Exploring the Community Pharmacist's Knowledge of Celiac Disease

Carmela Avena-Woods, PharmD, BS Pharm; Robert A. Mangione, EdD; Wenchen Kenneth Wu, PhD, MBA


Am J Pharm Educ. 2018;82(2) 

In This Article

Abstract and Introduction


Objective. To evaluate pharmacists' knowledge of celiac disease, and identify potential areas where additional continuing education may be needed.

Methods. A survey was sent to community pharmacists practicing in a national chain pharmacy in one region of New Jersey and New York.

Results. There were 418 pharmacists who responded to the survey with a response rate of 38%. Only 27% of all respondents who reported their understanding of celiac disease to be basic or advanced correctly defined celiac disease as both an autoimmune and a chronic lifelong disease. The majority (60%) of respondents correctly stated there are no federal regulations requiring manufacturers to designate medications as gluten-free. Twenty percent of respondents said they often recommended a change in diet to people suspected to have celiac disease before a confirmed diagnosis.

Conclusion. Community pharmacists possess some knowledge of the disease and would benefit from and desire additional education about this disorder.

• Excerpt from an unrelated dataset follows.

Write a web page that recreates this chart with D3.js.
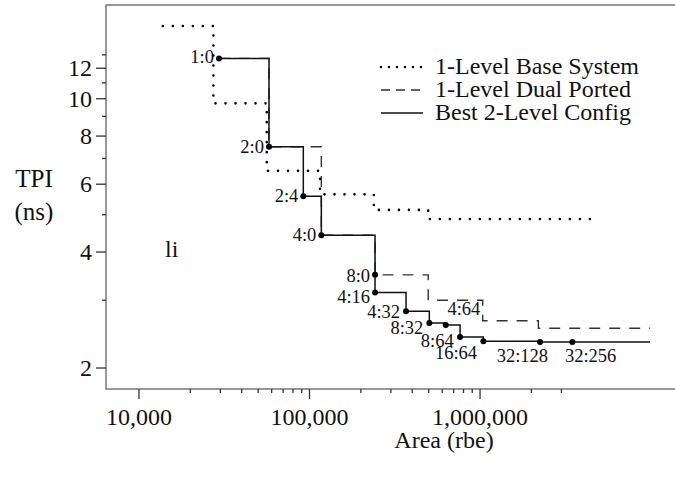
<!DOCTYPE html>
<html><head><meta charset="utf-8">
<script src="https://cdn.jsdelivr.net/npm/d3@7"></script>
<style>
html,body{margin:0;padding:0;background:#fff;}
text{font-family:"Liberation Serif","Times New Roman",serif;fill:#111;}
</style></head>
<body><svg id="c" width="675" height="484"></svg>
<script>
// ---- data ----
const seriesNames = ["1-Level Base System", "1-Level Dual Ported", "Best 2-Level Config"];
const baseArea = [13900, 27500, 56500, 116000, 240000, 500000, 4760000];
const baseTPI  = [15.4, 9.70, 6.48, 5.63, 5.13, 4.86, 4.86];
const dualArea = [29650, 58270, 118100, 243900, 500000, 1044000, 2213000, 10000000];
const dualTPI  = [12.69, 7.48, 4.41, 3.48, 2.99, 2.645, 2.53, 2.53];
const bestArea = [29650, 58270, 92600, 118100, 243900, 243900, 370600, 507600, 633700, 768500, 1053000, 2264000, 3501000, 10000000];
const bestTPI  = [12.69, 7.48, 5.57, 4.41, 3.48, 3.13, 2.80, 2.61, 2.58, 2.40, 2.34, 2.33, 2.33, 2.33];
const bestLabels = ["1:0","2:0","2:4","4:0","8:0","4:16","4:32","8:32","8:64","16:64","4:64","32:128","32:256"];
const xMajorTicks = [1e4, 1e5, 1e6];
const xTickLabels = ["10,000", "100,000", "1,000,000"];
const xMinorTicks = [2e4,3e4,4e4,5e4,6e4,7e4,8e4,9e4,2e5,3e5,4e5,5e5,6e5,7e5,8e5,9e5,2e6,3e6];
const yMajorTicks = [2, 4, 6, 8, 10, 12];
const yMinorTicks = [3, 5, 7, 9, 11, 13];

// label placement offsets (px, relative to each point; text anchored at its end)
const labelDx = [-5, -5, -5, -5, -5, -5, -6, -6, 8, 17, -3, 8, 44];
const labelDy = [5, 6, 6, 6, 7, 10, 7, 11, 22, 22, -26, 20, 20];

// ---- layout ----
const svg = d3.select("#c");
const L = 106, R = 675, T = 5, B = 389;
const x = d3.scaleLog().domain([6450, 1.4e7]).range([L, R]);
const y = d3.scaleLog().domain([1.759, 17.46]).range([B, T]);
const axisColor = "#777";

// frame (left, bottom, top)
svg.append("path").attr("d", `M${R},${T}H${L}V${B}H${R}`)
  .attr("fill","none").attr("stroke",axisColor).attr("stroke-width",1.5);

// axes
function styleAxis(g){ g.select(".domain").remove(); g.selectAll(".tick line").attr("stroke","#333").attr("stroke-width",1.3); }
svg.append("g").attr("transform",`translate(0,${B})`)
  .call(d3.axisBottom(x).tickValues(xMajorTicks).tickSize(10).tickFormat((d,i)=>xTickLabels[i]))
  .call(styleAxis)
  .call(g=>g.selectAll("text").attr("font-size",24).attr("font-family","Liberation Serif").attr("fill","#111").attr("dy",0).attr("y",36));
svg.append("g").attr("transform",`translate(0,${B})`)
  .call(d3.axisBottom(x).tickValues(xMinorTicks).tickSize(4).tickFormat(""))
  .call(styleAxis);
svg.append("g").attr("transform",`translate(${L},0)`)
  .call(d3.axisLeft(y).tickValues(yMajorTicks).tickSize(10).tickFormat(d3.format("d")))
  .call(styleAxis)
  .call(g=>g.selectAll("text").attr("font-size",24).attr("font-family","Liberation Serif").attr("fill","#111").attr("x",-14).attr("dy","0.33em"));
svg.append("g").attr("transform",`translate(${L},0)`)
  .call(d3.axisLeft(y).tickValues(yMinorTicks).tickSize(4).tickFormat(""))
  .call(styleAxis);

// axis titles
svg.append("text").attr("x",34).attr("y",187).attr("text-anchor","middle").attr("font-size",25).text("TPI");
svg.append("text").attr("x",34).attr("y",220).attr("text-anchor","middle").attr("font-size",25).text("(ns)");
svg.append("text").attr("x",444).attr("y",448).attr("text-anchor","middle").attr("font-size",24).text("Area (rbe)");
svg.append("text").attr("x",165).attr("y",257).attr("font-size",24).text("li");

// lines
const line = d3.line().x(d=>x(d[0])).y(d=>y(d[1])).curve(d3.curveStepAfter);
const base = baseArea.map((a,i)=>[a, baseTPI[i]]);
const dual = dualArea.map((a,i)=>[a, dualTPI[i]]);
const best = bestArea.map((a,i)=>[a, bestTPI[i]]);

svg.append("path").datum(dual).attr("d",line).attr("fill","none")
  .attr("stroke","#333").attr("stroke-width",1.4).attr("stroke-dasharray","11 9");
svg.append("path").datum(base).attr("d",line).attr("fill","none")
  .attr("stroke","#000").attr("stroke-width",2.6).attr("stroke-linecap","round").attr("stroke-dasharray","0 10");
svg.append("path").datum(best).attr("d",line).attr("fill","none")
  .attr("stroke","#111").attr("stroke-width",1.5);

// markers & labels on best config
const pts = best.slice(0, bestLabels.length);
svg.selectAll("circle.pt").data(pts).enter().append("circle")
  .attr("cx",d=>x(d[0])).attr("cy",d=>y(d[1])).attr("r",3).attr("fill","#000");
svg.selectAll("text.lbl").data(pts).enter().append("text")
  .attr("x",(d,i)=>x(d[0])+labelDx[i]).attr("y",(d,i)=>y(d[1])+labelDy[i])
  .attr("text-anchor","end").attr("font-size",18.5).text((d,i)=>bestLabels[i]);

// legend
const lg = svg.append("g");
const legY = [74, 97, 120];
const legStyles = [
  {w:2.6, dash:"0 8", cap:"round", c:"#000"},
  {w:1.4, dash:"9 6", cap:"butt", c:"#333"},
  {w:1.5, dash:null, cap:"butt", c:"#111"}
];
seriesNames.forEach((n,i)=>{
  const s = legStyles[i];
  lg.append("line").attr("x1",381).attr("x2",423).attr("y1",legY[i]-7).attr("y2",legY[i]-7)
    .attr("stroke",s.c).attr("stroke-width",s.w).attr("stroke-linecap",s.cap)
    .attr("stroke-dasharray",s.dash);
  lg.append("text").attr("x",435).attr("y",legY[i]).attr("font-size",24).text(n);
});
</script></body></html>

Celiac disease is an important chronic autoimmune disease that is estimated to affect 1% of the U.S. population.[1] This disorder is often overlooked or misdiagnosed, potentially leading to decreased quality of life for individuals with the disease and an increase in health care costs. People with celiac disease have a genetic intolerance to gluten and must therefore maintain a strict lifelong gluten-free lifestyle totally avoiding any ingestion of wheat, barley or rye. Although the major site of injury in celiac disease is the small intestine, resulting in various gastrointestinal problems, ingesting gluten by these patients may also result in a wide variety of other clinical manifestations including vitamin and other nutritional deficiencies, systemic inflammatory reactions, other autoimmune diseases, serious types of cancer and other illnesses.[2] Pharmacists can play a key role in assisting patients with celiac disease by helping to identify people who may have the disease, providing information about gluten-free pharmaceutical products and food, and encouraging patients to maintain a gluten-free diet after diagnosis.[3]

Pharmacists have consistently been viewed as one of the most trusted health care professionals. Community pharmacists are also recognized as one of the most accessible health care providers. It is also noteworthy that for several consecutive years pharmacists have been highly ranked as ethical and honest professionals. In 2016, they were the second top ranked profession for honesty and ethics.[4]

Researchers have demonstrated that community pharmacists, working in collaboration with other health care providers, have helped to decrease readmission rates and reduce the number of medication-related problems experienced by patients with various disorders and have a positive impact on improving overall patient outcomes.[5–7] For example, pharmacists with competent knowledge on celiac disease can potentially prevent and help patients and other health care providers identify complications from the disease which may lead to hospitalizations, readmissions and a decreased quality of life for patients.

Knowledgeable pharmacists can help patients to more effectively manage their medical conditions, which may potentially lower risks of disease-related complications and health care costs. Interventions led by community pharmacists have demonstrated to help patients with specific chronic diseases achieve better outcomes.[8–10] While several continuing education programs on celiac disease do exist, the level of pharmacist knowledge regarding this disease specifically was never assessed in previous studies.

The objective of this study is to evaluate the extent of community pharmacists' self-assessed and actual knowledge about celiac disease and to identify areas where additional training may be needed.